In THE EDN CO-PRODUCTION GUIDE you will find, that many countries has national restrictions that limit in practice the access to national funding, even if the co-production applies to the convention. This can for example be reflected in the so-called Culture Test that require a high national relevance in terms of content and/or artistic participation from the country. The national requirements can also be a high level of expenditure and/or production days in the country. If a co-production receives funding from EURIMAGES (guidelines very similar to the ones in the Convention) it is not applicable for TV-funding from Creative Europe. http://www.coe.int/t/dg4/eurimages/default_en.asp

2.     CO-PRODUCTION BETWEEN A BROADCASTER AND A COMPANY

A Co-production contract in this case is a completely different agreement than the one entered between production companies. There are no international conventions, bilateral agreements or national guidelines that regulate co-productions between broadcasters and companies; hence the contracts differ very much.

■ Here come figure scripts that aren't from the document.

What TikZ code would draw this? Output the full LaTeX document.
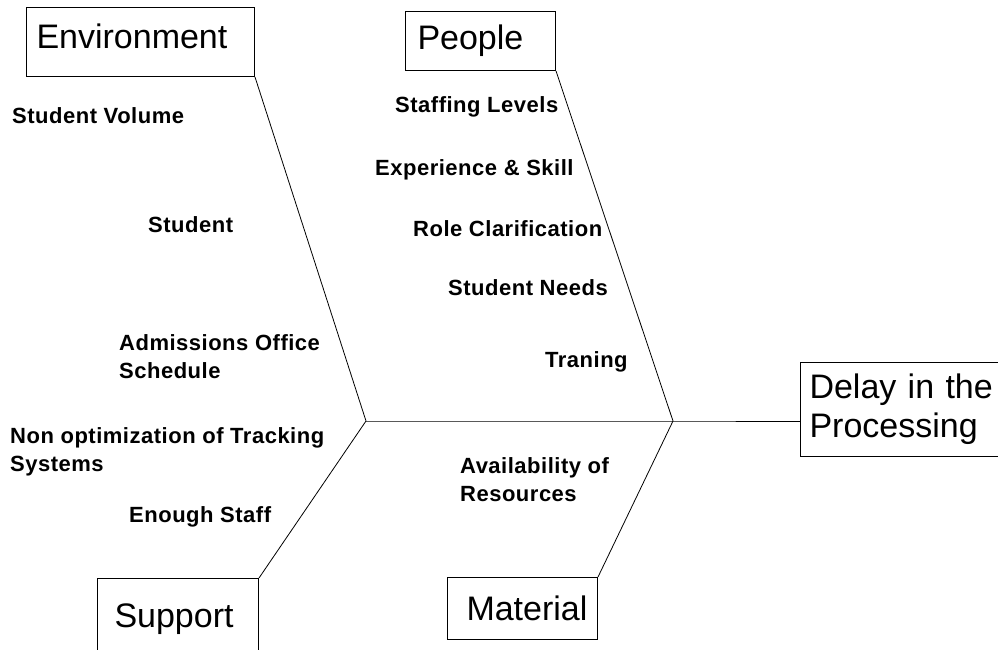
\documentclass[tikz,border=0pt]{standalone}
\usepackage{fontspec}
\setmainfont{Liberation Sans}
\newfontfamily\itemfont[LetterSpace=2.3]{Liberation Sans}

\begin{document}
\begin{tikzpicture}[x=1pt, y=-1pt,
  cause/.style={draw, line width=1pt, anchor=north west, inner ysep=0pt, align=left,
    font=\fontsize{34}{39}\selectfont},
  item/.style={anchor=west, inner sep=0pt, align=left,
    font=\fontsize{22}{28}\itemfont\bfseries},
  bone/.style={line width=0.8pt}]
  \useasboundingbox (0,0) rectangle (998,650);

  % categories
  \node[cause, inner xsep=10pt, text width=208pt, minimum height=69pt, text depth=12pt] (env) at (26,7) {Environment};
  \node[cause, inner xsep=12pt, text width=126pt, minimum height=59pt] (people) at (405,11) {People};
  \node[cause, inner xsep=17pt, text width=127pt, minimum height=74pt, text depth=0pt] (support) at (97,578) {Support};
  \node[cause, inner xsep=19pt, text width=112pt, minimum height=62pt] (material) at (447,577) {Material};
  \node[cause, inner xsep=9pt, text width=200pt, minimum height=94pt] (delay) at (800,362) {Delay in the\\Processing};

  \coordinate (j1) at (366,421);
  \coordinate (j2) at (673,421);

  % bones
  \draw[bone] (env.south east) -- (j1);
  \draw[bone] (support.north east) -- (j1);
  \draw[bone] (people.south east) -- (j2);
  \draw[bone] (material.north east) -- (j2);
  \draw[bone] (j1) -- (j2) -- (delay.west |- j2);

  % causes
  \node[item] (volume) at (12,116) {Student Volume};
  \node[item] (student) at (148,225) {Student};
  \node[item] (schedule) at (119,357) {Admissions Office\\Schedule};
  \node[item] (tracking) at (10,452) {Non optimization of Tracking\\Systems};
  \node[item] (staff) at (129,517) {Enough Staff};
  \node[item] (levels) at (395,107) {Staffing Levels};
  \node[item] (skill) at (375,170) {Experience \& Skill};
  \node[item] (role) at (413,229) {Role Clarification};
  \node[item] (needs) at (448,288) {Student Needs};
  \node[item] (traning) at (545,362) {Traning};
  \node[item] (resources) at (460,480) {Availability of\\Resources};
\end{tikzpicture}
\end{document}
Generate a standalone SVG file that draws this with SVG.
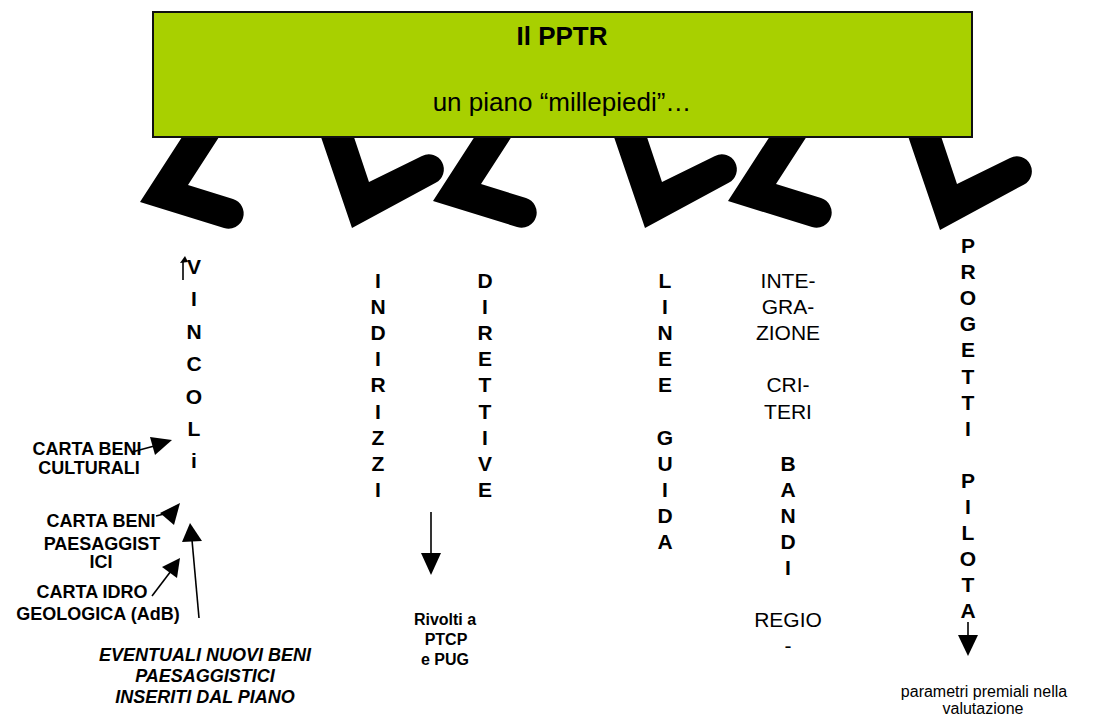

A Co-production reflects a strong involvement from the broadcaster in the production. Compared to a Pre-sale, this would very often involve:
-  a contract entered at an early state of production
-  frequent involvement of the broadcaster in both artistic,  production and financial matters. The contract will define a minimum for this involvement:
-  script, production plan, budget and financing plan as part of the contract
-  discussions about and/or acceptance of rough cut(s) and final cut
-  acceptance of major changes in the production
-  a higher amount of contribution from the broadcasters side
-  distribution of rights between the production company and the broadcaster
Some broadcasters only enter co-productions with companies from their own country. This is especially the case in countries with a small production capacity in the independent sector and a broadcaster that only engage in few co-productions. In the EDN CO-PRODUCTION GUIDE we have only included co-productions where the majority producer comes from another country than the broadcaster.